--- start of Extracted material ---
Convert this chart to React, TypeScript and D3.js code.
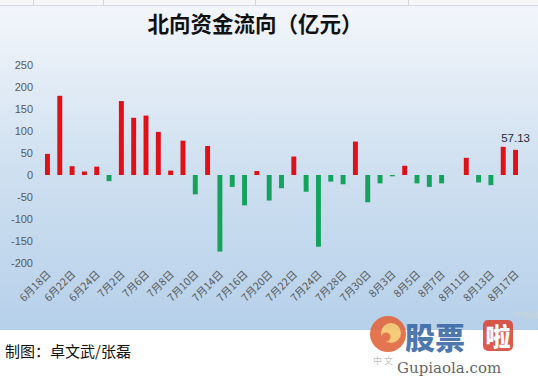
import React from "react";
import * as d3 from "d3";

const categories: string[] = [
  "6月18日", "6月19日", "6月22日", "6月23日", "6月24日", "6月29日",
  "7月2日", "7月3日", "7月6日", "7月7日", "7月8日", "7月9日", "7月10日",
  "7月13日", "7月14日", "7月15日", "7月16日", "7月17日", "7月20日", "7月21日",
  "7月22日", "7月23日", "7月24日", "7月27日", "7月28日", "7月29日", "7月30日",
  "7月31日", "8月3日", "8月4日", "8月5日", "8月6日", "8月7日", "8月10日",
  "8月11日", "8月12日", "8月13日", "8月14日", "8月17日",
];

const values: (number | null)[] = [
  48, 180, 20, 8, 19, -14,
  168, 130, 135, 98, 10, 78, -44,
  66, -174, -27, -69, 9, -58, -30,
  42, -38, -163, -15, -21, 76, -62,
  -19, -3, 21, -19, -27, -19, null,
  39, -17, -23, 64, 57.13,
];

const yTicks: number[] = [250, 200, 150, 100, 50, 0, -50, -100, -150, -200];
const labelledValue = 57.13;

const title = "北向资金流向（亿元）";
const credit = "制图：卓文武/张磊";

const W = 538;
const H = 385;

export default function App() {
  const x = d3
    .scaleBand<string>()
    .domain(categories)
    .range([41.3, 521.7])
    .paddingInner(0.6)
    .paddingOuter(0.3);
  const y = d3.scaleLinear().domain([-200, 250]).range([263, 65]);

  const cx = (c: string) => (x(c) as number) + x.bandwidth() / 2;
  const last = categories[categories.length - 1];

  return (
    <svg
      width={W}
      height={H}
      style={{ position: "absolute", left: 0, top: 0 }}
      xmlns="http://www.w3.org/2000/svg"
    >
      <defs>
        <linearGradient id="bg" x1="0" y1="0" x2="0" y2="1">
          <stop offset="0" stopColor="#f3f6fb" />
          <stop offset="0.5" stopColor="#cfe0f0" />
          <stop offset="1" stopColor="#b6d0ea" />
        </linearGradient>
      </defs>
      <rect x={0} y={0} width={W} height={H} fill="#ffffff" />
      <rect x={0} y={0} width={W} height={5} fill="#f6f6f6" />
      {[33, 103, 255, 408].map((lx) => (
        <line key={lx} x1={lx + 0.5} x2={lx + 0.5} y1={0} y2={5} stroke="#d4d4d4" />
      ))}
      <rect x={0} y={5} width={W} height={325} fill="url(#bg)" />
      <line x1={0} x2={W} y1={5.5} y2={5.5} stroke="#d9dde3" />

      <text
        x={255}
        y={32}
        textAnchor="middle"
        fontFamily="'Noto Sans CJK SC', sans-serif"
        fontWeight={700}
        fontSize={21.5}
        fill="#111"
      >
        {title}
      </text>

      {yTicks.map((t) => (
        <text
          key={t}
          x={33}
          y={y(t)}
          dy="0.35em"
          textAnchor="end"
          fontFamily="'Liberation Sans', Arial, sans-serif"
          fontSize={11}
          fill="#595959"
        >
          {t}
        </text>
      ))}

      {categories.map((c, i) => {
        const v = values[i];
        if (v === null) return null;
        const y0 = y(0);
        const yv = y(v);
        return (
          <rect
            key={c}
            x={x(c)}
            y={Math.min(y0, yv)}
            width={x.bandwidth()}
            height={Math.max(1, Math.abs(yv - y0))}
            fill={v >= 0 ? "#e01018" : "#15a25c"}
          />
        );
      })}

      <text
        x={cx(last)}
        y={y(labelledValue) - 8}
        textAnchor="middle"
        fontFamily="'Liberation Sans', Arial, sans-serif"
        fontSize={11.5}
        fill="#1f2a36"
      >
        {labelledValue.toFixed(2)}
      </text>

      {categories.map((c, i) =>
        i % 2 === 0 ? (
          <text
            key={"l" + c}
            transform={`translate(${cx(c) + 4},${275}) rotate(-45)`}
            textAnchor="end"
            fontFamily="'Noto Sans CJK SC', sans-serif"
            fontSize={10.5}
            fill="#595959"
          >
            {c}
          </text>
        ) : null
      )}

      <text
        x={5}
        y={357}
        fontFamily="'Noto Sans CJK SC', sans-serif"
        fontSize={15}
        fill="#111"
      >
        {credit}
      </text>

      {/* watermark */}
      <g opacity={0.9}>
        <text x={514} y={318} fontFamily="'Noto Sans CJK SC', sans-serif" fontSize={8} fill="#d2d2d2">
          中金网
        </text>
        <circle cx={388} cy={334} r={18} fill="#e2673f" />
        <circle cx={391} cy={333} r={10} fill="#f4c56c" />
        <circle cx={386} cy={337} r={4.5} fill="#e2673f" />
        <text x={405} y={349} fontFamily="'Noto Sans CJK SC', sans-serif" fontWeight={900} fontSize={30} fill="#3b6aa6">
          股票
        </text>
        <rect x={483} y={320} width={30} height={31} rx={5} fill="#d94a3c" />
        <text x={498} y={346} textAnchor="middle" fontFamily="'Noto Sans CJK SC', sans-serif" fontWeight={900} fontSize={25} fill="#ffffff">
          啦
        </text>
        <text x={373} y={364} fontFamily="'Noto Sans CJK SC', sans-serif" fontSize={9} fill="#bbbbbb">
          中 文
        </text>
        <text x={397} y={373} fontFamily="'DejaVu Serif', serif" fontSize={15} fill="#555555">
          Gupiaola.com
        </text>
      </g>
    </svg>
  );
}
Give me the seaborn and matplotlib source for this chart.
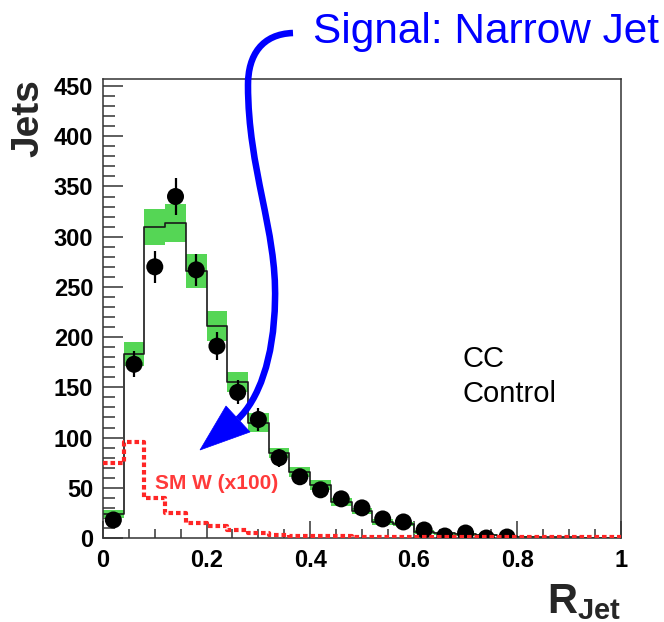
import numpy as np
import matplotlib
matplotlib.use("Agg")
import matplotlib.pyplot as plt
from matplotlib.path import Path
from matplotlib.patches import PathPatch, Polygon
from matplotlib.ticker import MultipleLocator, FuncFormatter
import seaborn as sns

# R_jet binning (25 bins of width 0.04)
bin_edges = np.round(np.linspace(0.0, 1.0, 26), 2)
bin_centers = np.round((bin_edges[:-1] + bin_edges[1:]) / 2, 2)

# expected jets (total prediction) and its uncertainty per bin
mc_jets = [24, 183, 310, 314, 266, 211, 155, 115, 85, 66, 53, 36, 27, 16, 14,
           6, 5, 4, 3, 2, 1.5, 1, 1, 0.5, 0.5]
mc_unc = [4, 12, 18, 19, 17, 15, 10, 9, 5, 5, 5, 4, 3, 3, 2,
          2, 1.5, 1.5, 1, 1, 0.5, 0.5, 0.5, 0.5, 0.5]

# SM W expectation, scaled by 100
smw_x100 = [75, 96, 40, 25, 15, 12, 8, 5, 3, 2.5, 2, 2, 1.5, 1.5, 1.5,
            1, 1, 1, 1, 1, 1, 1, 1, 1, 1]

# observed jets (first 20 bins)
data_r = bin_centers[:20]
data_jets = [18, 173, 270, 340, 267, 191, 145, 118, 80, 61, 48, 39, 30, 19, 16,
             8, 2, 5, 0, 1]
data_err = [4, 13, 16, 18, 16, 14, 12, 11, 9, 8, 7, 6, 5.5, 4.5, 4,
            3, 1.5, 2, 0, 1]

sns.set_style("ticks")
plt.rcParams["font.family"] = ["Liberation Sans", "DejaVu Sans"]
plt.rcParams["font.weight"] = "bold"
plt.rcParams["mathtext.fontset"] = "custom"
plt.rcParams["mathtext.rm"] = "Liberation Sans:bold"
plt.rcParams["mathtext.bf"] = "Liberation Sans:bold"

W, H = 664, 622
fig = plt.figure(figsize=(W / 100, H / 100), dpi=100)
fig.patch.set_facecolor("white")
ax = fig.add_axes([0.1551, 0.1350, 0.7801, 0.7380])
ax.set_facecolor("white")

mc = np.array(mc_jets, dtype=float)
unc = np.array(mc_unc, dtype=float)
edges = bin_edges.tolist()

# uncertainty band of the prediction
ax.bar(bin_edges[:-1], 2 * unc, bottom=mc - unc, width=0.04, align="edge",
       color="#55d655", linewidth=0, zorder=1)

# prediction histogram
sns.histplot(x=bin_centers, weights=mc_jets, bins=edges, element="step",
             fill=False, color="#1a1a1a", linewidth=1.2, ax=ax, zorder=2)

# data with statistical errors
ax.errorbar(data_r, data_jets, yerr=data_err, fmt="none", ecolor="black",
            elinewidth=1.6, capsize=0, zorder=3)
sns.scatterplot(x=data_r, y=data_jets, color="black", s=150, edgecolor="none",
                ax=ax, zorder=4)

# SM W (x100)
sns.histplot(x=bin_centers, weights=smw_x100, bins=edges, element="step",
             fill=False, color="#ff2626", linewidth=3.0,
             linestyle=(0, (1.1, 0.7)), ax=ax, zorder=5)

ax.set_xlim(0, 1)
ax.set_ylim(0, 457)

ax.xaxis.set_major_locator(MultipleLocator(0.2))
ax.xaxis.set_minor_locator(MultipleLocator(0.05))
ax.yaxis.set_major_locator(MultipleLocator(50))
ax.yaxis.set_minor_locator(MultipleLocator(10))
ax.xaxis.set_major_formatter(FuncFormatter(lambda v, p: f"{v:g}"))

ax.tick_params(which="both", direction="in", top=False, right=False,
               color="#333333", width=1.1, labelsize=17, labelcolor="black")
ax.tick_params(axis="y", which="major", length=14.4, pad=7)
ax.tick_params(axis="y", which="minor", length=8.3)
ax.tick_params(axis="x", which="major", length=12.2, pad=8)
ax.tick_params(axis="x", which="minor", length=6.5)

for s in ax.spines.values():
    s.set_color("#333333")
    s.set_linewidth(1.1)
    s.set_visible(True)

ax.set_ylabel("Jets", fontsize=28, fontweight="bold", loc="top")
ax.yaxis.set_label_coords(-0.11, 1.0)
ax.set_xlabel(r"$\mathbf{R}_{\mathbf{Jet}}$", fontsize=30, loc="right")
ax.xaxis.set_label_coords(1.0, -0.097)

ax.text(0.695, 170, "CC", fontsize=21, fontweight="normal", color="black",
        ha="left", va="baseline")
ax.text(0.695, 135, "Control", fontsize=21, fontweight="normal", color="black",
        ha="left", va="baseline")
ax.text(0.10, 49, "SM W (x100)", fontsize=15, fontweight="bold",
        color="#ff3a3a", ha="left", va="baseline", zorder=6)

# headline with a curved pointer down to the narrow-jet region
fig.text(313 / W, 1 - 43 / H, "Signal: Narrow Jet", fontsize=30.5,
         fontweight="normal", color="#0000ff", ha="left", va="baseline")


def to_fig(x, y):
    return (x / W, 1 - y / H)


pts = [(293, 33), (262, 34), (248, 55), (248, 85),
       (248, 170), (277, 230), (275, 300),
       (274, 360), (258, 400), (238, 419)]
codes = [Path.MOVETO] + [Path.CURVE4] * 9
curve = Path([to_fig(*p) for p in pts], codes)
fig.add_artist(PathPatch(curve, transform=fig.transFigure, fill=False,
                         edgecolor="#0000ff", linewidth=4.7, capstyle="butt"))
head = [to_fig(200, 450), to_fig(226, 406), to_fig(250, 432)]
fig.add_artist(Polygon(head, closed=True, transform=fig.transFigure,
                       facecolor="#0000ff", edgecolor="#0000ff", linewidth=0.5))

fig.savefig("out.png", dpi=100, facecolor="white")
--- end of Extracted material ---
[Problem details] Only the lines from the one containing "Give me the" down to the one containing "1, 1, 1, 1, 1, 1, 1, 1, 1, 1]" should be copied, exactly and with both ends kept. Drop the pictures.

[Result of the exercise]
Give me the seaborn and matplotlib source for this chart.
import numpy as np
import matplotlib
matplotlib.use("Agg")
import matplotlib.pyplot as plt
from matplotlib.path import Path
from matplotlib.patches import PathPatch, Polygon
from matplotlib.ticker import MultipleLocator, FuncFormatter
import seaborn as sns

# R_jet binning (25 bins of width 0.04)
bin_edges = np.round(np.linspace(0.0, 1.0, 26), 2)
bin_centers = np.round((bin_edges[:-1] + bin_edges[1:]) / 2, 2)

# expected jets (total prediction) and its uncertainty per bin
mc_jets = [24, 183, 310, 314, 266, 211, 155, 115, 85, 66, 53, 36, 27, 16, 14,
           6, 5, 4, 3, 2, 1.5, 1, 1, 0.5, 0.5]
mc_unc = [4, 12, 18, 19, 17, 15, 10, 9, 5, 5, 5, 4, 3, 3, 2,
          2, 1.5, 1.5, 1, 1, 0.5, 0.5, 0.5, 0.5, 0.5]

# SM W expectation, scaled by 100
smw_x100 = [75, 96, 40, 25, 15, 12, 8, 5, 3, 2.5, 2, 2, 1.5, 1.5, 1.5,
            1, 1, 1, 1, 1, 1, 1, 1, 1, 1]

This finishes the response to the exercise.